There's no valid reason to continue maintaining old, legacy systems for Desktop and local networks. Whether you're migrating to a new premises, closing a data center, conducting a major organisational change, or simply replacing existing infrastructure at the end of an outsourcing contract, legacy migration can seem daunting. Daunting or not, legacy migration is necessary.
Legacy applications encompass everything from bespoke applications developed in-house to well-known applications customised to the organisation's unique needs. One of the biggest challenges organisations face is managing the transition from a local server to the cloud, with minimum impact on business performance.
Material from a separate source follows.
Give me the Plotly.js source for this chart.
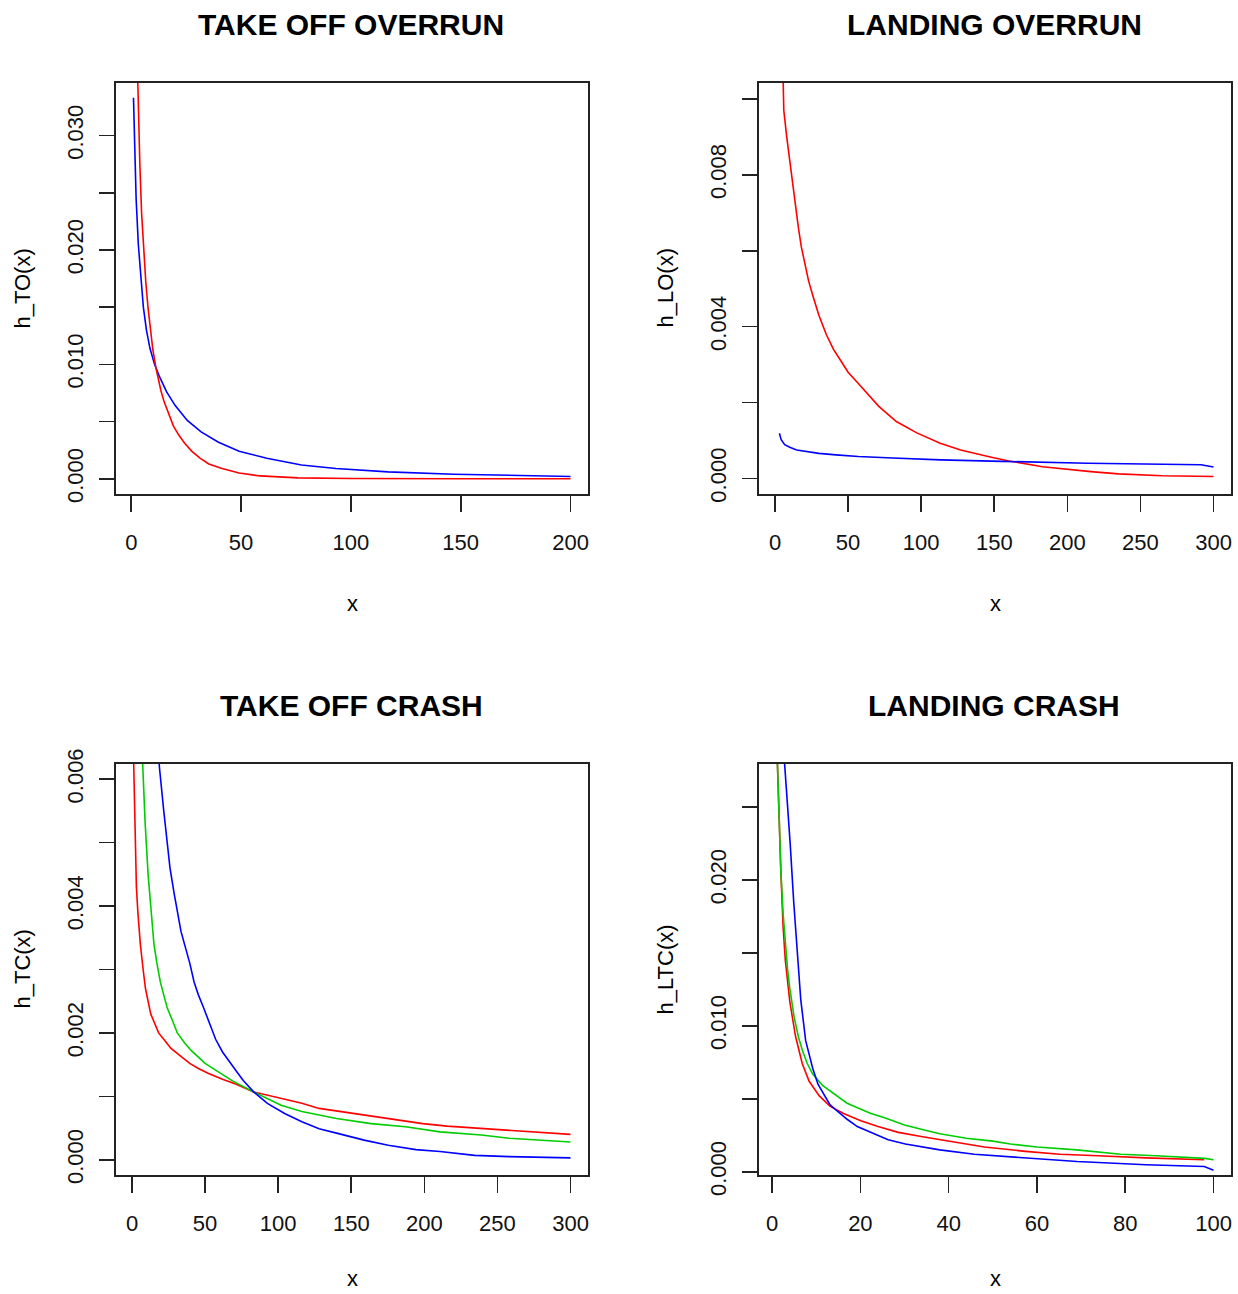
<!DOCTYPE html>
<html>
<head>
<meta charset="utf-8">
<script src="https://cdn.plot.ly/plotly-3.0.1.min.js"></script>
<style>html,body{margin:0;padding:0;background:#fff;}#plot{width:1238px;height:1294px;}</style>
</head>
<body>
<div id="plot"></div>
<script>
// ---------- DATA ----------
// Panel 1: TAKE OFF OVERRUN
const TO_blue_x = [1, 1.6, 2.2, 3.2, 4.4, 5.5, 6.9, 8.5, 10.6, 12.9, 16.1, 20, 25.5, 31.8, 39.7, 49.1, 61.7, 77.5, 93.2, 116.9, 146.8, 200];
const TO_blue_y = [0.0333, 0.0290, 0.0245, 0.0205, 0.0172, 0.0150, 0.0130, 0.0114, 0.0100, 0.0089, 0.0076, 0.0064, 0.0051, 0.0041, 0.0032, 0.0024, 0.0018, 0.0012, 0.0009, 0.0006, 0.0004, 0.0002];
const TO_red_x = [2, 3.2, 3.9, 4.7, 5.8, 6.6, 7.6, 8.7, 9.8, 11.3, 12.4, 13.5, 15, 16.9, 19.2, 21.7, 24.3, 27.6, 31.3, 35.3, 41.3, 49.1, 58.6, 75.9, 100, 150, 200];
const TO_red_y = [0.0420, 0.0320, 0.0275, 0.0232, 0.0195, 0.0172, 0.0150, 0.0130, 0.0113, 0.0096, 0.0086, 0.0077, 0.0067, 0.0057, 0.0046, 0.0038, 0.0031, 0.0024, 0.0018, 0.0013, 0.0009, 0.0005, 0.00025, 0.00008, 0.00002, 0, 0];
// Panel 2: LANDING OVERRUN
const LO_red_x = [5, 6, 8, 10, 12, 14, 16, 18, 20, 23, 26, 30, 35, 40, 45, 50, 57, 64, 71, 83, 97, 113, 127, 148, 160, 183, 200, 216, 235, 265, 300];
const LO_red_y = [0.0115, 0.0097, 0.0090, 0.0084, 0.0077, 0.0071, 0.0066, 0.0061, 0.0057, 0.0052, 0.0048, 0.0043, 0.0038, 0.0034, 0.0031, 0.0028, 0.0025, 0.0022, 0.0019, 0.0015, 0.0012, 0.00093, 0.00075, 0.00056, 0.00046, 0.00031, 0.00024, 0.00018, 0.00012, 0.00007, 0.00005];
const LO_blue_x = [3, 4.2, 6.6, 10.1, 14.8, 21.8, 30, 41.7, 57, 80.4, 113.2, 155.4, 214, 291.4, 300];
const LO_blue_y = [0.00119, 0.00102, 0.00089, 0.00082, 0.00075, 0.00071, 0.00066, 0.00062, 0.00058, 0.00054, 0.00049, 0.00045, 0.0004, 0.00036, 0.0003];
// Panel 3: TAKE OFF CRASH
const TC_red_x = [1, 2, 3, 4, 5.7, 7.6, 9.2, 12.8, 18.2, 21.7, 26.5, 32.4, 39.5, 45.4, 52.4, 61.9, 71.3, 83.2, 97.3, 116.2, 128, 151.7, 175.3, 198.9, 215.5, 246.2, 286.3, 300];
const TC_red_y = [0.0064, 0.0050, 0.0043, 0.0039, 0.0034, 0.0030, 0.0027, 0.0023, 0.0020, 0.0019, 0.00176, 0.00165, 0.00152, 0.00144, 0.00136, 0.00127, 0.00119, 0.00107, 0.00099, 0.00089, 0.00081, 0.00073, 0.00065, 0.00057, 0.00053, 0.00048, 0.00042, 0.0004];
const TC_green_x = [5, 7.6, 9, 11, 13, 15, 17, 19.4, 21.7, 24, 27.6, 31, 36, 40.6, 50, 60, 69, 83.2, 102, 116.2, 139.9, 163.5, 187.1, 210.7, 239, 258, 281.6, 300];
const TC_green_y = [0.0075, 0.0060, 0.0053, 0.0045, 0.0039, 0.0034, 0.0031, 0.0028, 0.0026, 0.0024, 0.0022, 0.0020, 0.00184, 0.00172, 0.00152, 0.00137, 0.00124, 0.00107, 0.00086, 0.00076, 0.00065, 0.00057, 0.00052, 0.00044, 0.00039, 0.00034, 0.00031, 0.00028];
const TC_blue_x = [15, 18.7, 21.7, 24.1, 26, 28.8, 31.2, 33.5, 35.9, 39.5, 42.5, 45.4, 48.9, 52.4, 57.2, 61.9, 66.6, 71.3, 76.1, 83.2, 92.6, 104.4, 116.2, 128, 139.9, 158.8, 175.3, 194.2, 210.7, 234.3, 258, 281.6, 300];
const TC_blue_y = [0.0078, 0.0062, 0.0055, 0.0050, 0.0046, 0.0042, 0.0039, 0.0036, 0.0034, 0.0031, 0.0028, 0.0026, 0.0024, 0.0022, 0.0019, 0.0017, 0.00154, 0.0014, 0.00125, 0.00107, 0.00089, 0.00073, 0.0006, 0.00049, 0.00042, 0.00031, 0.00023, 0.00016, 0.00013, 0.00007, 0.00005, 0.00004, 0.00003];
// Panel 4: LANDING CRASH
const LTC_red_x = [1, 1.5, 2, 2.5, 3, 4, 5.3, 6.85, 8.4, 10.7, 13.1, 16.2, 20.1, 24, 28.6, 34.1, 41.9, 48.1, 57.4, 65.2, 73.8, 84.7, 97.9];
const LTC_red_y = [0.030, 0.0250, 0.0205, 0.0168, 0.0145, 0.0117, 0.0093, 0.0074, 0.0062, 0.0052, 0.0045, 0.0040, 0.0035, 0.0031, 0.0027, 0.0024, 0.0020, 0.0017, 0.0014, 0.0012, 0.0011, 0.00095, 0.00082];
const LTC_green_x = [1, 1.5, 2, 2.5, 3, 3.5, 4, 4.5, 5, 6, 7, 8, 9.2, 11.5, 14.6, 17, 20, 22.4, 25.5, 30, 34, 38, 44, 50, 54, 60, 69, 79, 87, 98, 100];
const LTC_green_y = [0.030, 0.0245, 0.0205, 0.0177, 0.0155, 0.0139, 0.0126, 0.0115, 0.0106, 0.0092, 0.0082, 0.0074, 0.0067, 0.0059, 0.0052, 0.0047, 0.0043, 0.0040, 0.0037, 0.0032, 0.0029, 0.0026, 0.0023, 0.0021, 0.0019, 0.0017, 0.0015, 0.0012, 0.0011, 0.00092, 0.00082];
const LTC_blue_x = [2.6, 3.6, 4.1, 4.9, 5.7, 6.5, 7.6, 9.2, 10.4, 12.3, 13.1, 14.6, 17, 19.3, 22.4, 26.3, 30.2, 38, 45.8, 57.4, 69.1, 84.7, 97.9, 100];
const LTC_blue_y = [0.0290, 0.0250, 0.0225, 0.0185, 0.0148, 0.0118, 0.0090, 0.0071, 0.0060, 0.0050, 0.0046, 0.0042, 0.0036, 0.0031, 0.0027, 0.0022, 0.0019, 0.0015, 0.0012, 0.00094, 0.0007, 0.00048, 0.00036, 0.0001];

// Tick values / labels
const TO_xticks = [0, 50, 100, 150, 200];
const LO_xticks = [0, 50, 100, 150, 200, 250, 300];
const TC_xticks = [0, 50, 100, 150, 200, 250, 300];
const LTC_xticks = [0, 20, 40, 60, 80, 100];
const TO_yticks = [0, 0.005, 0.010, 0.015, 0.020, 0.025, 0.030];
const TO_ylabels = ['0.000', '', '0.010', '', '0.020', '', '0.030'];
const LO_yticks = [0, 0.002, 0.004, 0.006, 0.008, 0.010];
const LO_ylabels = ['0.000', '', '0.004', '', '0.008', ''];
const TC_yticks = [0, 0.001, 0.002, 0.003, 0.004, 0.005, 0.006];
const TC_ylabels = ['0.000', '', '0.002', '', '0.004', '', '0.006'];
const LTC_yticks = [0, 0.005, 0.010, 0.015, 0.020, 0.025];
const LTC_ylabels = ['0.000', '', '0.010', '', '0.020', ''];

const titles = ['TAKE OFF OVERRUN', 'LANDING OVERRUN', 'TAKE OFF CRASH', 'LANDING CRASH'];
const ylabels = ['h_TO(x)', 'h_LO(x)', 'h_TC(x)', 'h_LTC(x)'];
const xlabel = 'x';

// ---------- STYLE ----------
const RED = '#FF0000', BLUE = '#0000FF', GREEN = '#00CD00';
const FONT = 'Liberation Sans, Arial, Helvetica, sans-serif';
const W = 1238, H = 1294;
const LW = 1.6;

function tr(x, y, c, xa, ya) {
  return {x: x, y: y, type: 'scatter', mode: 'lines', line: {color: c, width: LW}, xaxis: xa, yaxis: ya, hoverinfo: 'skip'};
}
const data = [
  tr(TO_blue_x, TO_blue_y, BLUE, 'x', 'y'),
  tr(TO_red_x, TO_red_y, RED, 'x', 'y'),
  tr(LO_red_x, LO_red_y, RED, 'x2', 'y2'),
  tr(LO_blue_x, LO_blue_y, BLUE, 'x2', 'y2'),
  tr(TC_red_x, TC_red_y, RED, 'x3', 'y3'),
  tr(TC_green_x, TC_green_y, GREEN, 'x3', 'y3'),
  tr(TC_blue_x, TC_blue_y, BLUE, 'x3', 'y3'),
  tr(LTC_red_x, LTC_red_y, RED, 'x4', 'y4'),
  tr(LTC_green_x, LTC_green_y, GREEN, 'x4', 'y4'),
  tr(LTC_blue_x, LTC_blue_y, BLUE, 'x4', 'y4')
];

// plot boxes in pixels: [left, right, top, bottom]
const boxes = [[116, 588, 83, 494], [759, 1231, 83, 494], [116, 588, 764, 1175], [759, 1231, 764, 1175]];
// bottom edge (px) of the "x" label box for each panel
const xlabBottom = [617, 617, 1292, 1292];

function xax(i, range, ticks) {
  const b = boxes[i];
  return {
    domain: [b[0] / W, b[1] / W], anchor: i === 0 ? 'y' : 'y' + (i + 1), range: range,
    showline: true, mirror: true, linecolor: '#222', linewidth: 1.6,
    ticks: 'outside', ticklen: 16, tickwidth: 1.6, tickcolor: '#222',
    tickmode: 'array', tickvals: ticks, ticktext: ticks.map(String),
    tickfont: {family: FONT, size: 22, color: '#111'}, ticklabelstandoff: 12,
    showgrid: false, zeroline: false, fixedrange: true
  };
}
function yax(i, range, ticks, labels) {
  const b = boxes[i];
  return {
    domain: [1 - b[3] / H, 1 - b[2] / H], anchor: i === 0 ? 'x' : 'x' + (i + 1), range: range,
    showline: true, mirror: true, linecolor: '#222', linewidth: 1.6,
    ticks: 'outside', ticklen: 15, tickwidth: 1.6, tickcolor: '#222',
    tickmode: 'array', tickvals: ticks, ticktext: labels, tickangle: -90,
    tickfont: {family: FONT, size: 22, color: '#111'}, ticklabelstandoff: 8,
    showgrid: false, zeroline: false, fixedrange: true
  };
}

const annotations = [];
boxes.forEach(function (b, i) {
  const cx = (b[0] + b[1]) / 2, cy = (b[2] + b[3]) / 2;
  annotations.push({text: '<b>' + titles[i] + '</b>', xref: 'paper', yref: 'paper', x: (cx - 1) / W, y: 1 - (b[2] - 59) / H,
    xanchor: 'center', yanchor: 'middle', showarrow: false, font: {family: FONT, size: 30, color: '#000'}});
  annotations.push({text: xlabel, xref: 'paper', yref: 'paper', x: cx / W, y: 1 - xlabBottom[i] / H,
    xanchor: 'center', yanchor: 'bottom', borderpad: 0, showarrow: false, font: {family: FONT, size: 22, color: '#000'}});
  annotations.push({text: ylabels[i], xref: 'paper', yref: 'paper', x: (b[0] - 94) / W, y: 1 - cy / H, textangle: -90,
    xanchor: 'center', yanchor: 'middle', showarrow: false, font: {family: FONT, size: 22, color: '#000'}});
});

const layout = {
  width: W, height: H, margin: {l: 0, r: 0, t: 0, b: 0},
  paper_bgcolor: '#fff', plot_bgcolor: '#fff', showlegend: false,
  xaxis: xax(0, [-6.96, 207.96], TO_xticks),
  yaxis: yax(0, [-0.00133, 0.03459], TO_yticks, TO_ylabels),
  xaxis2: xax(1, [-10.96, 311.96], LO_xticks),
  yaxis2: yax(1, [-0.00041, 0.01042], LO_yticks, LO_ylabels),
  xaxis3: xax(2, [-10.96, 311.96], TC_xticks),
  yaxis3: yax(2, [-0.00024, 0.00624], TC_yticks, TC_ylabels),
  xaxis4: xax(3, [-2.96, 103.96], LTC_xticks),
  yaxis4: yax(3, [-0.00022, 0.02794], LTC_yticks, LTC_ylabels),
  annotations: annotations
};

Plotly.newPlot('plot', data, layout, {staticPlot: true, displayModeBar: false});
</script>
</body>
</html>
These six easy steps will make your transition smoother and ensure your legacy cloud migration is successful, setting you up continuous modernisation.
Before, during, and after your cloud transition, you'll need to understand the business system performance and how it is being used. Make a comprehensive list of your on-premise infrastructure and applications.
Evaluate each applications' status: is it cloud friendly or will require refactoring for a cloud environment? Sometimes the effort of migration is higher than the output value; not all systems are worth upgrading. In your software audit, you'll likely uncover several platforms and applications that no longer hold any business value. Retire all redundant applications.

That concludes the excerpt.